His surname means “diamond” in Xhosa and he’s certainly proving a jewel in the champions crown. The 25-year-old made more metres (116) than any other forward in the last URC round, as well as the most offloads (five).

Then in defence, lock Ruben van Heerden and flanker Ben-Jason Dixon are proving the go-to men, having made the most tackles in Round 16 – 22 and 21 respectively – with Van Heerden missing none.
For Munster, wing Calvin Nash is one to watch with ball in hand, having beaten the most defenders (seven) in the previous round, while having captaining flanker Peter O’Mahony and scrum-half Conor Murray on board gives them huge international experience.

They have come with a strong side and will doubtless take the fight to their hosts, having made more carries than any other team in the league this season, along with the most contact metres (1,694) and offloads (171), with No 8 Gavin Coombes a key carrier.

But they will have to do something very rare to come away with the spoils as the Stormers haven’t lost at home for eighteen matches.

The day of the jackal

Connacht coach Andy Friend is well aware of the threat Cardiff will pose at the breakdown in Saturday night’s crucial clash between these two play-off contenders.

In starting flankers Thomas Young (14) and James Botham (12), the visitors have a jackaling pincer movement who have won 26 turnovers between them in the league this season.

Loosehead Rhys Carre is just behind them on 11, having won more turnovers than any other prop, while forwards Josh Turnbull and Lopeti Timani have both pulled off seven, with wing Jason Harries chipping in with six more.

So Friend knows what is coming.

“Cardiff are a very good jackaling side, so we know we are going to have to be on point for that,” said the Aussie coach.

“Out of the top 15 jacklers in the competition, they currently have three. It’s obvious they spend a lot of time on that.”

As for how to counter that, he said: “Firstly, it comes down to the ball carrier. You’ve got to win the collision. If you aren’t winning it, the defence have got dominance and that’s when their threat comes in.

“The second thing then is the speed of the support player in making sure you don’t allow a contest over the ball. If you allow a contest, those stats will tell you Cardiff are going to be very good. So we need to acknowledge that and respect that.

“We have been working hard at that contact zone area, but we will be tested on Saturday night, no doubt about it, with those threats and it should be a great contest to watch.”

While the breakdown has been a real area of strength for Cardiff, they have struggled at the lineout at times this season, so Connacht second row Niall Murray may well fancy his chances.
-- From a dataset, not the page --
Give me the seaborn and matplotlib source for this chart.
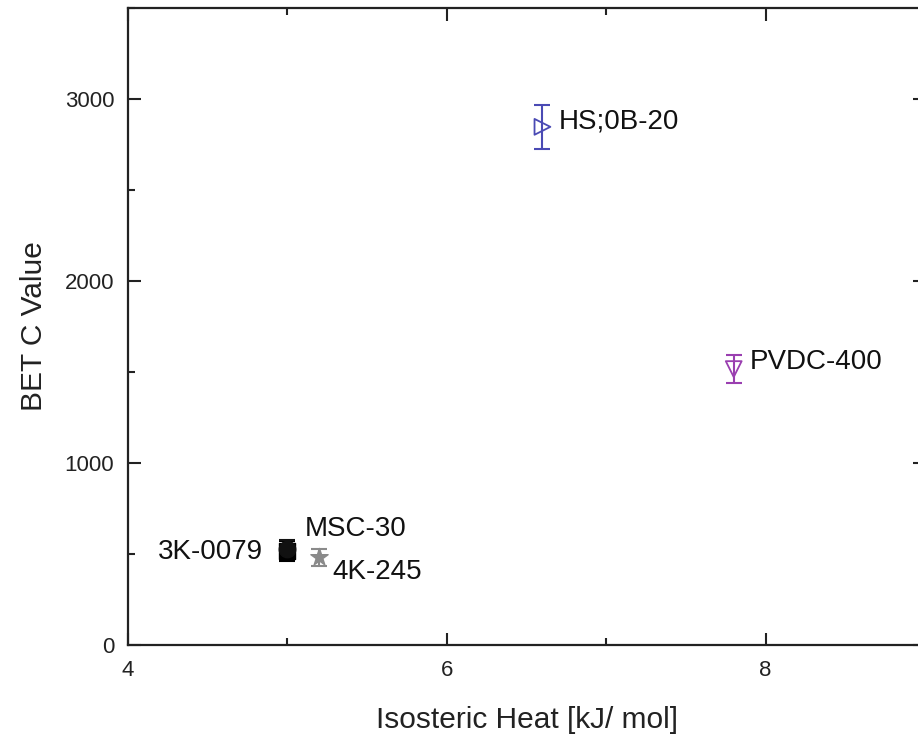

He has made six more lineout steals than any other URC player this season (14).

After their trip to Galway, Cardiff will then face the Ospreys on Judgement Day at the Principality Stadium, with the Welsh Shield and qualification for the Champions Cup on the line, as well as a potential URC play-off spot.

Skipper Josh Turnbull commented: “It’s knockout rugby now. If we lose on the weekend or against the Ospreys, it’s game over. Every game is a knockout match.

“I don’t think Connacht have lost in their last five home games, so they’re in a bit of form. They’ve got a quality squad and they don’t lose too many players to international rugby. What they gain from that is they have everyone training together and they have some consistency. It’s going to be a tough ask. But we’ve been playing well and hopefully we can go over there full of beans.”

He added: “There are a lot of players moving on and the squad will look completely different next year. Ultimately, we want to give those boys the best send-off. If that’s reaching the play-offs and going as far as we can in the league, so be it.”

Back row balance

Edinburgh’s quality back row will pose a variety of different challenges to the Ospreys at the Dam Health Stadium on Saturday night.

In Fijian No 8 Viliame Mata you have a man who tends to take the direct route. Big Bill made the highest number of carries (16) for the second consecutive round in the last group of URC fixtures and is now level with the Scarlets’ Sione Kalamafoni for the season on 194.

In openside Hamish Watson, you have a flanker whose handling skills can split defences. He has made more offloads than any other forward in the league (19), averaging 3.8 offloads per 80 minutes, while his rubber ball ability to bounce off defenders serves as a further attacking string to his bow.

Then in Scotland skipper Jamie Ritchie, you have a blindside who is so strong in the tackle and so good over the ball. It’s a really well-balanced breakaway unit.

Interestingly, the Ospreys have gone for size in their back row, with 18st lock Rhys Davies packing down on the blindside, as the always ultra-physical Dan Lydiate moves across to the openside, with the consistently excellent Morgan Morris at No 8.

Further forward, there’s a 100th appearance for tight-head prop Tom Botha, who is joined in the front row by Welsh internationals Gareth Thomas and Dewi Lake, with three more on the bench in Nicky Smith, Tomas Francis and Sam Parry.

This will be a key source of strength for the Ospreys, who have won more penalties in the scrum (42) than any other team in the league.